Latest Read: Machine Learning: The New AI

Machine Learning: The New AI by Ethem Alpaydin. A Fulbright scholar, Ethem holds a Ph.D. in Computer Engineering from Ecole Polytechnique Fédérale de Lausanne. He has held visiting research positions at University of California, Berkeley, and MIT.

Machine Learning: The New AI by Ethem Alpaydin

Ethem is delivering an exceptional overview of machine learning. If you want to understand the foundations of machine learning without any programming details, this is the perfect book. The math and statistics are delivered at a conceptual level. Anyone can follow along. He provides a solid foundation addressing algorithms, artificial intelligence, and neural networks. Again for anyone interested, this book is not technical. You will not be overwhelmed, but rather inspired to learn.
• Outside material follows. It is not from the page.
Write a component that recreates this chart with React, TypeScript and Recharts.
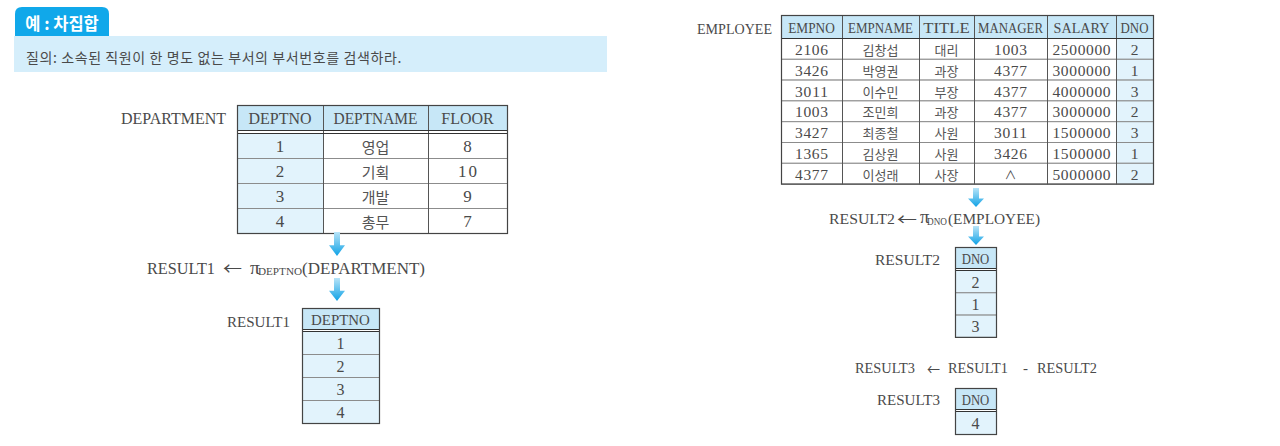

Today, Machine Learning (ML) certainly is the most popular subset of artificial intelligence. With ML certainly now a core AI service, we can more easily understand the growing range of ML apps we use everyday.

This includes product recommendations to voice recognition. Spread across just seven chapters, readers will come to understand ML, Statistics and Data Analytics. However chapter four: Neural Networks and Deep Learning is a strong delivery of ML’s core services. This is perhaps the most important chapter for readers new to ML. Ethem provides the much needed context that the foundations were first tested in 1946. This helps set a level playing field in following onto neural networks and the core of deep learning.